Why didn't you know much about racism when you were growing up?

Because we were protected by the Japanese community.  We were really protected, our parents really looked out for us to make sure that we found an alternative lifestyle, so that we were very busy with our Japanese activities and all.  We didn't really have time to ponder.  I know when I was in high school, I realized class differences, that there were kids who were always on top.  In the little newspapers that we had, those kids and their social activities were always written up.  They were the people who were the student body heads and things like that.  I knew there was a class difference, and I knew that we were not part of that group.  But it didn't bother us, because at that time we were happy with what we had.  It did take a while for me to think through and actually come to the realization that there were other very strong reasons why they put us in.

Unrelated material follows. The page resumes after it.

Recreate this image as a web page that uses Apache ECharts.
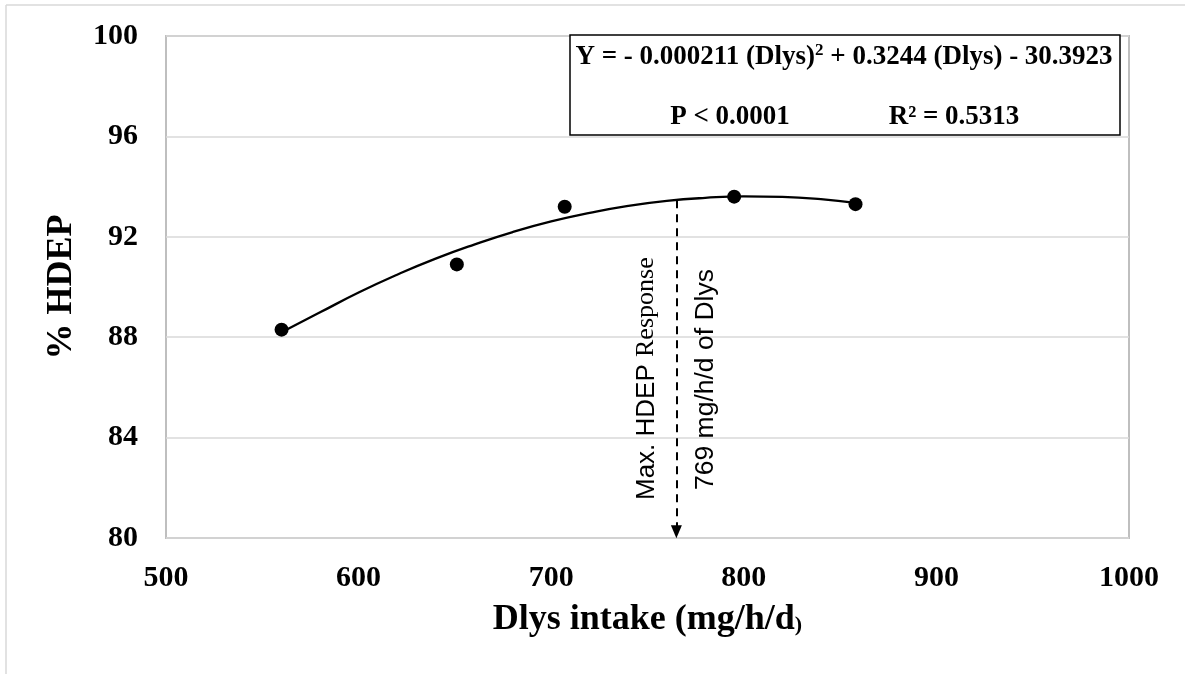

What was most interesting—this is going way ahead now—in 1980, when the congress authorized a commission to look into the reasons why the Japanese were put into the camps.  The reason they had was war necessity. It was necessary because they were unsure about us.  All the material that they dug into found that it was not true.  What they came into was the fact that it was war hysteria—which we saw—a history of discrimination, which we did not know too much about, and also the lack of political leadership.  They came up with three; I think there's a fourth reason.  There was the economic reason, too.  There were people who were trying to get the farms.  The Japanese farming group had developed a very strong market in California, and I think they controlled some of the strawberries- some of the crops- that came up very quickly: strawberries, artichokes, and things like that.  They had a large share of it, and there were farmers who wanted some of that stuff for their farming interest.  Then we had the very conservative groups—the Sons and Daughters of the Golden West as it was, I remember!